Exercise requirements
Write out the listing, please, but only from its first line through the line containing "import plotly.graph_objects as go", exactly as given and without pictures.

Dataset content
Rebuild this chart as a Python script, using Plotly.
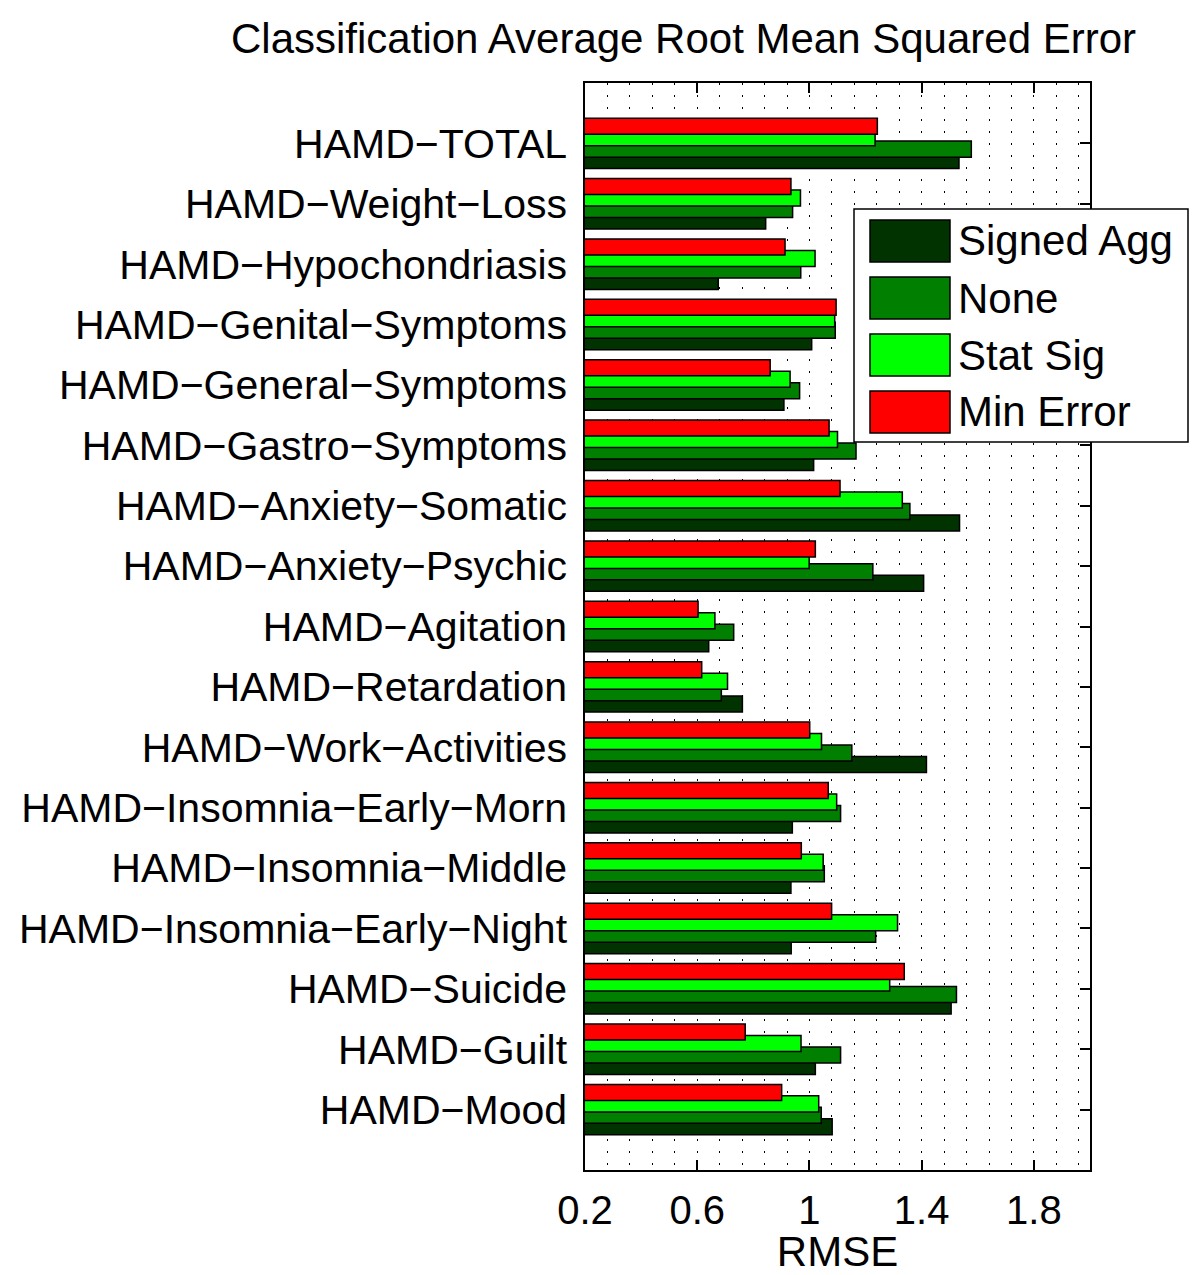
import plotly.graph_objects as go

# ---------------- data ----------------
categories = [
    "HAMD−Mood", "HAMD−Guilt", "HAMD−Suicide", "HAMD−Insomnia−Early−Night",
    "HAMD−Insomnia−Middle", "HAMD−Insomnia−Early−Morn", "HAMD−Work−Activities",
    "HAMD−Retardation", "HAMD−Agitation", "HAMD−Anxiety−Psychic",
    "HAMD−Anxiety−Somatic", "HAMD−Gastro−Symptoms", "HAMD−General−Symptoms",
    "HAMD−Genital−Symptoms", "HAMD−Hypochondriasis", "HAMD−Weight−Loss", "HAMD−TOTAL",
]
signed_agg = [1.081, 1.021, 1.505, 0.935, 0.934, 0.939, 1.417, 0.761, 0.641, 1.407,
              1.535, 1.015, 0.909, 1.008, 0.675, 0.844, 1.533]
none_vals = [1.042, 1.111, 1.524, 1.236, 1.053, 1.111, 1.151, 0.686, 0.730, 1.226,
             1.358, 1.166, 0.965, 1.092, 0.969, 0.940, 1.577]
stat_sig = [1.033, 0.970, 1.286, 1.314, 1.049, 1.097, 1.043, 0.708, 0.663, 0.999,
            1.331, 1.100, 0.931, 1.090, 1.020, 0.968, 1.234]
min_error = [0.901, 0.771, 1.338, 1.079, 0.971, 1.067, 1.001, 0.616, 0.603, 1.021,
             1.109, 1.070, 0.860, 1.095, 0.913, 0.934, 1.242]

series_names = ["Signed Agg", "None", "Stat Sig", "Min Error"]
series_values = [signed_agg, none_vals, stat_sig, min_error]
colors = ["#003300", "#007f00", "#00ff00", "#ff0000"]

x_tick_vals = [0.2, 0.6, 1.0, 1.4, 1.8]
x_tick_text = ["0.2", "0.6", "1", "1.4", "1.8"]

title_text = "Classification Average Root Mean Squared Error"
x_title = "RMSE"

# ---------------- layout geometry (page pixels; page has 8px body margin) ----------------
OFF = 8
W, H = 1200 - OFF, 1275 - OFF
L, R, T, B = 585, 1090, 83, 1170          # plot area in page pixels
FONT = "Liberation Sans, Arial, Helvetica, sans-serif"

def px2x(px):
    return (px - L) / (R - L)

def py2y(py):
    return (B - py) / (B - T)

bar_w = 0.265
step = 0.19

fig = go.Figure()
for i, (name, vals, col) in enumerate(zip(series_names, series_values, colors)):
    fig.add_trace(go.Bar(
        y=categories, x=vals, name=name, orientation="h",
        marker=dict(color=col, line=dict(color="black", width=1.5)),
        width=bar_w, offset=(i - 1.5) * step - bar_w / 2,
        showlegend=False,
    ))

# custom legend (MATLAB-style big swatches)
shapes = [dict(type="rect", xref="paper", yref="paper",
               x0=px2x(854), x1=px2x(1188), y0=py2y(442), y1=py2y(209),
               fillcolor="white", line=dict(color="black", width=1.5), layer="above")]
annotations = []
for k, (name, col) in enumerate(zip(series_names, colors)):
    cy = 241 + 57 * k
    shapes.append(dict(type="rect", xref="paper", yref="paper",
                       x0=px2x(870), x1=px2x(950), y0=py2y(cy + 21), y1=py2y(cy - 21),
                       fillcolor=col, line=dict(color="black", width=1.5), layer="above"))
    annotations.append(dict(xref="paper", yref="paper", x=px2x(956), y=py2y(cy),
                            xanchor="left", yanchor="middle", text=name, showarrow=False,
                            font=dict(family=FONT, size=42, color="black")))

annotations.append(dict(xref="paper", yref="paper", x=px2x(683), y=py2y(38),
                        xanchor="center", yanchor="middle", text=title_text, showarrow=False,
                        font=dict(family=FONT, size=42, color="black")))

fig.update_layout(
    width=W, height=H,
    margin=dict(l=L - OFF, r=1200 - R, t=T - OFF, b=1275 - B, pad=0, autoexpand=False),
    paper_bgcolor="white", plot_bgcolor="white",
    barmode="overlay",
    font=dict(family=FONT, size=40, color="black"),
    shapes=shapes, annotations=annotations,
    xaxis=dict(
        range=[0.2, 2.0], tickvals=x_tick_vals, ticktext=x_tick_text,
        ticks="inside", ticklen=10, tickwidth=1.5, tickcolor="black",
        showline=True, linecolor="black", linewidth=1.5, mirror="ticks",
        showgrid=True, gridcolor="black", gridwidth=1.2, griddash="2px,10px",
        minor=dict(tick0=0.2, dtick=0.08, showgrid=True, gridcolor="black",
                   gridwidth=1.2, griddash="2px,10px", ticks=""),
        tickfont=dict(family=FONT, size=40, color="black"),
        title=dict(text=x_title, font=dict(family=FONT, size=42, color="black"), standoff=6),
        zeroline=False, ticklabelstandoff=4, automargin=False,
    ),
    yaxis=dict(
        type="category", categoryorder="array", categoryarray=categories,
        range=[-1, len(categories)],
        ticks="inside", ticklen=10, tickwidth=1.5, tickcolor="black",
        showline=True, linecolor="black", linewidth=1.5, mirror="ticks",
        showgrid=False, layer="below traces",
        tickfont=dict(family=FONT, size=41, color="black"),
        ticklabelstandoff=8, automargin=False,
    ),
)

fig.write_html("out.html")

Solved problem
Rebuild this chart as a Python script, using Plotly.
import plotly.graph_objects as go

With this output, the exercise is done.